Valentine’s Day can be irritating for singletons, whether or not you’re happily detached or craving a relationship. It seems like everyone who was in a relationship before has now transformed their bond into a ‘special, transcendental’ affair, just for the day itself. This is despite the fact that they were posting indirect passive aggressive statuses on Facebook only a few days ago.

Alas singletons, all is not lost. I’m here, in my superhero garb (imagine me in a cape and a heart inside a prohibition sign plastered across my chest) to teach you how to have the best Valentine’s Day of your life. Believe me, I’ve had my fair share of V-Day’s both single and attached, each being equally crap and uncomfortable. Below, I’ve outlined some tips on how to deal with cupid outstaying his welcome.
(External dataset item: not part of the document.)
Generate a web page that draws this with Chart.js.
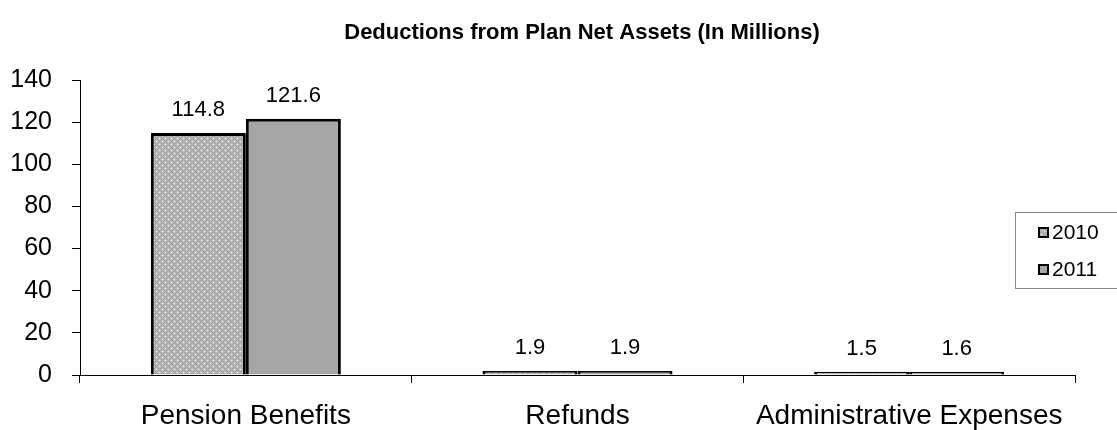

1. Exercise. It requires effort, I know, but you’re laying the foundation for a good day what with all those fluttering endorphins. So, while all those lovey-dovey couples are out in their ‘fancy’ restaurants sweating over what to pick from an overpriced set menu, you’ll be in the gym pounding away to the vibrations of Gloria Gaynor’s ‘I Will Survive’.

2. Go all out and have a food-athon. Whether it be cookies, cupcakes or a steak so monstrous it would make a vegetarian weep, nothing beats the pleasure that comes from eating delicious fare. Set the table and light some candles, because this is gonna be a special moment.

3. Watch shows like Arrested Development, The Killing and The Walking Dead. TV can be so insensitive at a time like this, so don’t choose anything that flaunts its soppy love stories in your face. Stay well away from the likes of New Girl or any rom-com movies that might arouse flowery feelings in you, this is not the time. I agree that the pull of Nick Miller is too much to bear at times, but endurance is key here.

4. Have some friends over. Preferably single friends, but hey, we’re not prejudiced in this community. Just make sure they’re screened and patted down at the door for any illegal paraphernalia; Mariah Carey CD’s, poems, roses, you get the gist.

5. Get shamelessly inebriated. I should warn you, however, that this can be a double edged sword. Have a little private talk with yourself in the bathroom mirror and vow that you will not wallow in self-pity and declare yourself a lone wolf. You cannot be tamed.

6. Do not talk about other couples. I know it’s extremely tempting to bash other ‘so-called’ relationships but after you come down off the high this brings, you’ll only feel like crap. I agree that some couples in the throes of V-Day passion are very kind of annoying, but resist the urge to take them down a notch. Even better – and, for extra brownie points – why don’t you wish them a Happy Valentine’s Day? And then watch the look on their faces as you saunter off, fist punching the air Breakfast Club-style. Or something like that.